When I inspect the value of variables_path_tensor, it only shows ./variables/variables as the path, which is the prefix and not the full path (e.g., ./variables/variables.data-00000-of-00001).

Now, I am uncertain whether what I am trying to achieve is even possible. If anyone can suggest a way to store the content of the variable file in a variable (after decrypting the file) and pass it to the rest of the code, I would greatly appreciate it. Since I am also new to C++.

Those are the locations where the varibales are proccessed I think: 1234

Thanks a lot in advance.
Mo

Ok looks like the reading happens at this part of the file tensor_bundle.cc:

  // Open the data file if it has not been opened.
  io::InputBuffer* buffered_file = data_[entry.shard_id()];
  if (buffered_file == nullptr) {
    std::unique_ptr<RandomAccessFile> file = nullptr;
    TF_RETURN_IF_ERROR(env_->NewRandomAccessFile(
        DataFilename(prefix_, entry.shard_id(), num_shards_), &file));
    buffered_file = new io::InputBuffer(file.release(), kBufferSize);
    // The InputBuffer and RandomAccessFile objects are both released in dtor.
    data_[entry.shard_id()] = buffered_file;
  }
  CHECK(buffered_file != nullptr);

I will see if I can read the content to a variable (e.g. string), do my stuff, and then pass the variable to the rest of the code.

I think I solved it. I implemented a new class derived from RandomAccessFile, which reads data from string instead of a file.

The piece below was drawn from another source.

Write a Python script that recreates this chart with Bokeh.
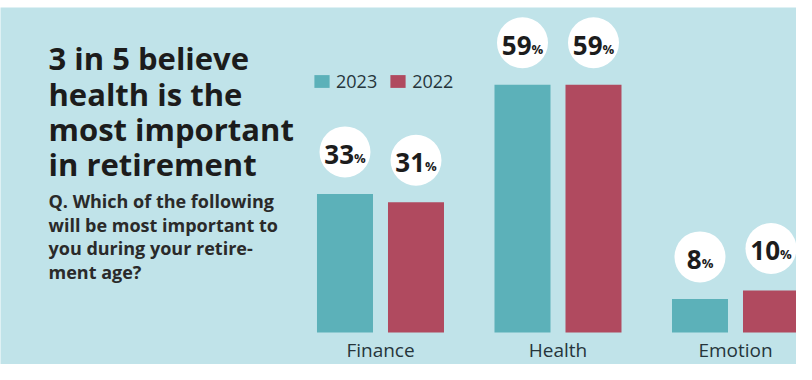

class StringRandomAccessFile : public RandomAccessFile {
 public:
  StringRandomAccessFile(const std::string& content)
      : content_(content), size_(content.size()) {}

  Status Read(uint64 offset, size_t n, StringPiece* result,
                   char* scratch) const override {
    if (offset >= size_) {
      return errors::OutOfRange("Offset is out of range");
    }

    size_t bytes_to_read = std::min(n, size_ - offset);
    *result = StringPiece(content_.c_str() + offset, bytes_to_read);
    memcpy(scratch, result->data(), result->size());

    return Status::OK();
  }

 private:
  std::string content_;
  size_t size_;
};

and at the part where the file is read, I changed it to this:

  // Open the data file if it has not been opened.
  io::InputBuffer* buffered_file = data_[entry.shard_id()];
  if (buffered_file == nullptr) {
    std::string file_content;
    std::string file_path = DataFilename(prefix_, entry.shard_id(), num_shards_);
    TF_RETURN_IF_ERROR(ReadFileToString(Env::Default(), file_path, &file_content));
    std::unique_ptr<RandomAccessFile> file(new StringRandomAccessFile(file_content));
    buffered_file = new io::InputBuffer(file.release(), kBufferSize);
    // The InputBuffer and RandomAccessFile objects are both released in dtor.
    data_[entry.shard_id()] = buffered_file;
  }

I will test it and see if everything works as expected, I will confirm the solution.